Coloquei propositalmente reticências no final do último tópico, pois a relação é muito mais extensa. Os sinais são claros. A meu ver, inquestionáveis. O meio natural, o que inclui nós, humanos, está passando por mudanças estruturais e estas modificações impactarão as diversas inter-relações existentes em Gaia.

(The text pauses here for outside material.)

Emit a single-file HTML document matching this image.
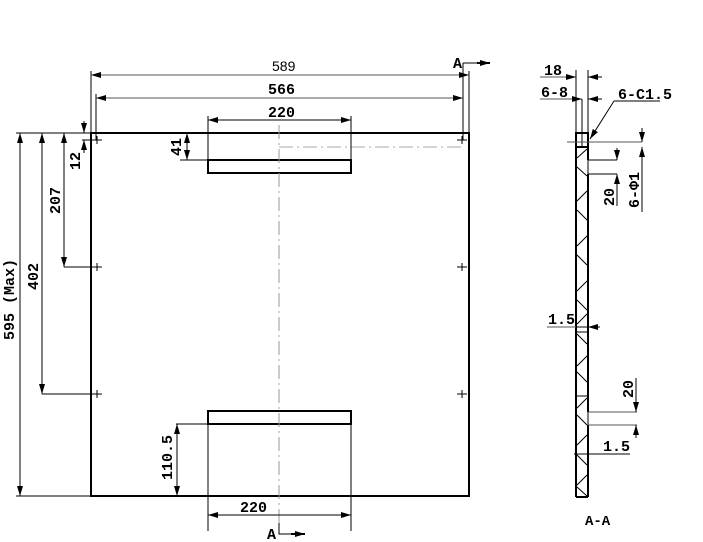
<!DOCTYPE html>
<html><head><meta charset="utf-8"><style>
html,body{margin:0;padding:0;background:#fff}
svg{display:block}
text{font-family:"Liberation Mono","DejaVu Sans Mono",monospace;font-weight:bold;fill:#000}
</style></head><body>
<svg width="703" height="542" viewBox="0 0 703 542" xmlns="http://www.w3.org/2000/svg">
<defs>
<marker id="a" viewBox="0 0 10 6" refX="10" refY="3" markerWidth="10" markerHeight="6" orient="auto-start-reverse" markerUnits="userSpaceOnUse"><path d="M0,0L10,3L0,6z" fill="#000"/></marker>
</defs>
<g fill="none" stroke="#000">
<!-- plate -->
<rect x="91" y="133" width="378" height="363" stroke-width="2"/>
<rect x="208" y="160" width="143" height="13" stroke-width="2"/>
<rect x="208" y="411" width="143" height="13" stroke-width="2"/>
<!-- center lines -->
<line x1="279" y1="125" x2="279" y2="530" stroke="#999" stroke-dasharray="14,4,2,4" stroke-width="1"/>
<line x1="279" y1="147" x2="464" y2="147" stroke="#aaa" stroke-dasharray="14,4,2,4" stroke-width="1"/>
<!-- holes -->
<g stroke-width="1">
<path d="M92 140h10M97 136v8M457 140h10M462 136v8M92 267h10M97 263v8M457 267h10M462 263v8M92 394h10M97 390v8M457 394h10M462 390v8"/>
</g>
<!-- top dims -->
<g stroke-width="1">
<line x1="91" y1="133" x2="91" y2="71"/>
<line x1="469" y1="133" x2="469" y2="71"/>
<line x1="91" y1="75" x2="469" y2="75" marker-start="url(#a)" marker-end="url(#a)" stroke="#555"/>
<line x1="96" y1="140" x2="96" y2="94"/>
<line x1="463" y1="140" x2="463" y2="63"/>
<line x1="96" y1="98" x2="463" y2="98" marker-start="url(#a)" marker-end="url(#a)" stroke="#555"/>
<line x1="208" y1="160" x2="208" y2="116"/>
<line x1="351" y1="160" x2="351" y2="116"/>
<line x1="208" y1="120" x2="351" y2="120" marker-start="url(#a)" marker-end="url(#a)"/>
<line x1="180" y1="160" x2="208" y2="160"/>
<line x1="187" y1="133" x2="187" y2="160" marker-start="url(#a)" marker-end="url(#a)"/>
<!-- A arrows -->
<path d="M463 63h14"/>
<line x1="477" y1="63" x2="490" y2="63" marker-end="url(#a)" stroke-width="2"/>
<path d="M279 523v11h12"/>
<line x1="291" y1="534" x2="305" y2="534" marker-end="url(#a)" stroke-width="2"/>
<!-- left dims -->
<line x1="16" y1="133" x2="91" y2="133"/>
<line x1="20" y1="133" x2="20" y2="496" marker-start="url(#a)" marker-end="url(#a)"/>
<line x1="16" y1="496" x2="91" y2="496"/>
<line x1="42" y1="133" x2="42" y2="394" marker-start="url(#a)" marker-end="url(#a)"/>
<line x1="42" y1="394" x2="97" y2="394"/>
<line x1="64" y1="133" x2="64" y2="267" marker-start="url(#a)" marker-end="url(#a)"/>
<line x1="64" y1="267" x2="97" y2="267"/>
<line x1="84" y1="121" x2="84" y2="133" marker-end="url(#a)"/>
<line x1="84" y1="153" x2="84" y2="140" marker-end="url(#a)"/>
<line x1="82" y1="140" x2="97" y2="140"/>
<!-- bottom dims -->
<line x1="176" y1="424" x2="208" y2="424"/>
<line x1="177" y1="424" x2="177" y2="496" marker-start="url(#a)" marker-end="url(#a)"/>
<line x1="208" y1="424" x2="208" y2="531"/>
<line x1="351" y1="424" x2="351" y2="531"/>
<line x1="208" y1="515" x2="351" y2="515" marker-start="url(#a)" marker-end="url(#a)"/>
</g>
<!-- side view -->
<g stroke-width="2">
<line x1="576" y1="133" x2="576" y2="497"/>
<line x1="588" y1="133" x2="588" y2="160"/>
<line x1="588" y1="174" x2="588" y2="412"/>
<line x1="588" y1="425" x2="588" y2="497"/>
<line x1="576" y1="497" x2="588" y2="497"/>
<rect x="576" y="133" width="12" height="14"/>
</g>
<g stroke-width="1">
<line x1="588" y1="160" x2="588" y2="174"/>
<line x1="588" y1="412" x2="588" y2="425"/>
<line x1="576" y1="332" x2="588" y2="332"/>
<line x1="576" y1="396" x2="588" y2="396"/>
<path d="M587 149L577 158M577 167L587 176M587 191L577 201M577 210L587 220M587 236L577 246M577 255L587 265M587 281L577 291M577 300L587 310M587 314L577 324M577 334L587 344M587 356L577 366M577 372L587 382M587 398L577 408M577 415L587 425M587 435L577 445M577 455L587 465M587 475L577 485M577 487L587 496"/>
<!-- 18 / 6-8 -->
<line x1="540" y1="77" x2="576" y2="77" marker-end="url(#a)" stroke="#555"/>
<line x1="602" y1="77" x2="588" y2="77" marker-end="url(#a)"/>
<line x1="576" y1="70" x2="576" y2="133"/>
<line x1="588" y1="70" x2="588" y2="133"/>
<line x1="540" y1="99" x2="582" y2="99" marker-end="url(#a)" stroke="#555"/>
<line x1="602" y1="99" x2="588" y2="99" marker-end="url(#a)"/>
<line x1="582" y1="99" x2="582" y2="147"/>
<path d="M614 101L590 139" marker-end="url(#a)"/>
<line x1="614" y1="101" x2="660" y2="101"/>
<line x1="567" y1="142" x2="642" y2="142" stroke="#555"/>
<line x1="642" y1="128" x2="642" y2="142" marker-end="url(#a)"/>
<line x1="642" y1="212" x2="642" y2="147" marker-end="url(#a)"/>
<line x1="588" y1="160" x2="617" y2="160"/>
<line x1="588" y1="174" x2="617" y2="174"/>
<line x1="617" y1="148" x2="617" y2="160" marker-end="url(#a)"/>
<line x1="617" y1="206" x2="617" y2="174" marker-end="url(#a)"/>
<!-- 1.5 upper -->
<line x1="547" y1="327" x2="576" y2="327" stroke="#555"/>
<line x1="600" y1="327" x2="588" y2="327" marker-end="url(#a)"/>
<line x1="576" y1="327" x2="588" y2="327"/>
<!-- lower 20 -->
<line x1="588" y1="412" x2="637" y2="412" stroke="#555"/>
<line x1="588" y1="425" x2="637" y2="425" stroke="#555"/>
<line x1="636" y1="378" x2="636" y2="412" marker-end="url(#a)"/>
<line x1="636" y1="438" x2="636" y2="425" marker-end="url(#a)"/>
<!-- lower 1.5 -->
<line x1="574" y1="454" x2="630" y2="454"/>
</g>
</g>
<!-- texts -->
<text x="272" y="71" font-size="14" font-weight="normal" style="font-family:'Liberation Sans',sans-serif;font-weight:normal">589</text>
<text x="268" y="94" font-size="15">566</text>
<text x="268" y="117" font-size="15">220</text>
<text x="453" y="68" font-size="15">A</text>
<text x="267" y="539" font-size="15">A</text>
<text x="240" y="512" font-size="15">220</text>
<text x="585" y="525" font-size="14">A-A</text>
<text x="544" y="75" font-size="15">18</text>
<text x="541" y="97" font-size="15">6-8</text>
<text x="618" y="99" font-size="15">6-C1.5</text>
<text x="548" y="324" font-size="15">1.5</text>
<text x="603" y="451" font-size="15">1.5</text>
<text transform="translate(181,156) rotate(-90)" font-size="15">41</text>
<text transform="translate(80,170) rotate(-90)" font-size="15">12</text>
<text transform="translate(60,214) rotate(-90)" font-size="15">207</text>
<text transform="translate(38,290) rotate(-90)" font-size="15">402</text>
<text transform="translate(14,340) rotate(-90)" font-size="15">595 (Max)</text>
<text transform="translate(172,480) rotate(-90)" font-size="15">110.5</text>
<text transform="translate(614,206) rotate(-90)" font-size="15">20</text>
<text transform="translate(639,208) rotate(-90)" font-size="15">6-Φ1</text>
<text transform="translate(633,398) rotate(-90)" font-size="15">20</text>
</svg>
</body></html>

Sair da inércia e encarar esta realidade talvez seja uma das atitudes mais corajosas que podemos realizar neste momento. Perceber que esta questão é muito séria e requer o envolvimento de todos nós. Literalmente. Somos 8 bilhões de humanos e as pequenas escolhas do dia a dia podem fazer uma grande diferença. Encerrarei este texto, listando algumas delas abaixo, porém, há muitas iniciativas possíveis e precisamos, sim, dialogar mais sobre isso:
1 – Reflexão sobre os hábitos de consumo pessoal e a identificação do consumo como sentido de vida;
2 – Verificação da origem dos alimentos e métodos de produção;
3 – Aprofundamento sobre temas, tais como: sustentabilidade, agrofloresta regenerativa, agrofloresta sintrópica, reutilização de materiais, economia circular, dentre outros diversos;
4 – Dedicar mais atenção ao autoconhecimento, pois muitos hábitos de consumo estão relacionados com a desatenção sobre si;
5 – E como não poderia ser diferente, destacarei (por último), como paisagista, o aumento do plantio de árvores e plantas nas cidades, incluindo nas nossas residências (fachadas dos edifícios, jardineiras internas e externas). Neste tópico, destaco a importância de valorizarmos mais os projetos paisagísticos e as políticas públicas que incluem uma maior presença de árvores e plantas. Claro, este item, preciso assumir, tem o viés de uma paisagista falando, porém, ele me parece ser fundamental. Os últimos estudos e pesquisas científicas têm demonstrado a diferença de temperatura, numa mesma cidade, em bairros arborizados x bairros não arborizados. O número é muito significativo – os estudos mostram uma diferença de até 8°C numa mesma cidade.
“Não tenho filhos. Mas com o jardim estou aprendendo lentamente
o que significa o cuidado, a preocupação com o outro.
O jardim tem sido um lugar de amor.”
Byung-Chul Han, estraído do livro Louvor à Terra: Uma viagem ao jardim.